▶ Required task: Set down the data below without change, skipping the pictures it holds.
↓
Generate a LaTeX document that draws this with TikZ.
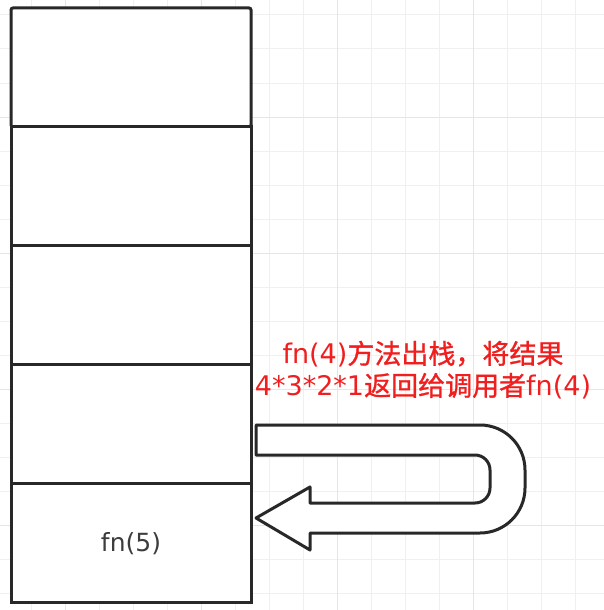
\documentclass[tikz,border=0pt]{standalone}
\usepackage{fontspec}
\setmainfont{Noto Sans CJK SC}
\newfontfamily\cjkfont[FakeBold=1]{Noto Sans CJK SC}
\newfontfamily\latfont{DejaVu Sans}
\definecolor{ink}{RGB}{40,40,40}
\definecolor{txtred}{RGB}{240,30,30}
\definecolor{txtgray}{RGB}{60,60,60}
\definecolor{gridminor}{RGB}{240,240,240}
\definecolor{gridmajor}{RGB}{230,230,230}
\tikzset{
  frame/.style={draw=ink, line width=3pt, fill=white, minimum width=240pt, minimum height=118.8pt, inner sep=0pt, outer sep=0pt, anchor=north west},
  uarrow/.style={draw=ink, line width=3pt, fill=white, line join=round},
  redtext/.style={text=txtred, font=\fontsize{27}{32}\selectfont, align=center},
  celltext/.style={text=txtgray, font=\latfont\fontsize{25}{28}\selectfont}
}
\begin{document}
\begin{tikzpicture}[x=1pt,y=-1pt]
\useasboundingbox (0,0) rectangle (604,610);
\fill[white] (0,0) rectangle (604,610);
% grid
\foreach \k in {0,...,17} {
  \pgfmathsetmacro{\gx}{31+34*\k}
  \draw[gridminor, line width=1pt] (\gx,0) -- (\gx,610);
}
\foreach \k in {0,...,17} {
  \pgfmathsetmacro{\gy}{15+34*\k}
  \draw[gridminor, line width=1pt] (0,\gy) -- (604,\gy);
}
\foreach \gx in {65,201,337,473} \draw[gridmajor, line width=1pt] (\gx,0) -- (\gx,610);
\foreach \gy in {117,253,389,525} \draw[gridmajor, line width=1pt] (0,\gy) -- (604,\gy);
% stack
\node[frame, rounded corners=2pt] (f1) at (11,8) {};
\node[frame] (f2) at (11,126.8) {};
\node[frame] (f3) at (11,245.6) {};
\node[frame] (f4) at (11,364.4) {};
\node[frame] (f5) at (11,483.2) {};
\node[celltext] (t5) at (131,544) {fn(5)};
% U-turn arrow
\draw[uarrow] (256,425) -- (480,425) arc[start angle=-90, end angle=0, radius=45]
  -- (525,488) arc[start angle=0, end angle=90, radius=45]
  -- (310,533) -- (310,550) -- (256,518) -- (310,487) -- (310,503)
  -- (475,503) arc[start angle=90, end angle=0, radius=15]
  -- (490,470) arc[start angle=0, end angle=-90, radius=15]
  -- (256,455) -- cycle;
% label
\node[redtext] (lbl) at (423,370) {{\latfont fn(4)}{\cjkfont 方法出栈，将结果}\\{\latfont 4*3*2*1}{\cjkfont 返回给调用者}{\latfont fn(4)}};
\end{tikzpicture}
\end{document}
↑
▶ Solution to the problem:
Generate a LaTeX document that draws this with TikZ.
\documentclass[tikz,border=0pt]{standalone}
\usepackage{fontspec}
\setmainfont{Noto Sans CJK SC}
\newfontfamily\cjkfont[FakeBold=1]{Noto Sans CJK SC}
\newfontfamily\latfont{DejaVu Sans}
\definecolor{ink}{RGB}{40,40,40}
\definecolor{txtred}{RGB}{240,30,30}
\definecolor{txtgray}{RGB}{60,60,60}
\definecolor{gridminor}{RGB}{240,240,240}
\definecolor{gridmajor}{RGB}{230,230,230}
\tikzset{
  frame/.style={draw=ink, line width=3pt, fill=white, minimum width=240pt, minimum height=118.8pt, inner sep=0pt, outer sep=0pt, anchor=north west},
  uarrow/.style={draw=ink, line width=3pt, fill=white, line join=round},
  redtext/.style={text=txtred, font=\fontsize{27}{32}\selectfont, align=center},
  celltext/.style={text=txtgray, font=\latfont\fontsize{25}{28}\selectfont}
}
\begin{document}
\begin{tikzpicture}[x=1pt,y=-1pt]
\useasboundingbox (0,0) rectangle (604,610);
\fill[white] (0,0) rectangle (604,610);
% grid
\foreach \k in {0,...,17} {
  \pgfmathsetmacro{\gx}{31+34*\k}
  \draw[gridminor, line width=1pt] (\gx,0) -- (\gx,610);
}
\foreach \k in {0,...,17} {
  \pgfmathsetmacro{\gy}{15+34*\k}
  \draw[gridminor, line width=1pt] (0,\gy) -- (604,\gy);
}
\foreach \gx in {65,201,337,473} \draw[gridmajor, line width=1pt] (\gx,0) -- (\gx,610);
\foreach \gy in {117,253,389,525} \draw[gridmajor, line width=1pt] (0,\gy) -- (604,\gy);
% stack
\node[frame, rounded corners=2pt] (f1) at (11,8) {};
\node[frame] (f2) at (11,126.8) {};
\node[frame] (f3) at (11,245.6) {};
\node[frame] (f4) at (11,364.4) {};
\node[frame] (f5) at (11,483.2) {};
\node[celltext] (t5) at (131,544) {fn(5)};
% U-turn arrow
\draw[uarrow] (256,425) -- (480,425) arc[start angle=-90, end angle=0, radius=45]
  -- (525,488) arc[start angle=0, end angle=90, radius=45]
  -- (310,533) -- (310,550) -- (256,518) -- (310,487) -- (310,503)
  -- (475,503) arc[start angle=90, end angle=0, radius=15]
  -- (490,470) arc[start angle=0, end angle=-90, radius=15]
  -- (256,455) -- cycle;
% label
\node[redtext] (lbl) at (423,370) {{\latfont fn(4)}{\cjkfont 方法出栈，将结果}\\{\latfont 4*3*2*1}{\cjkfont 返回给调用者}{\latfont fn(4)}};
\end{tikzpicture}
\end{document}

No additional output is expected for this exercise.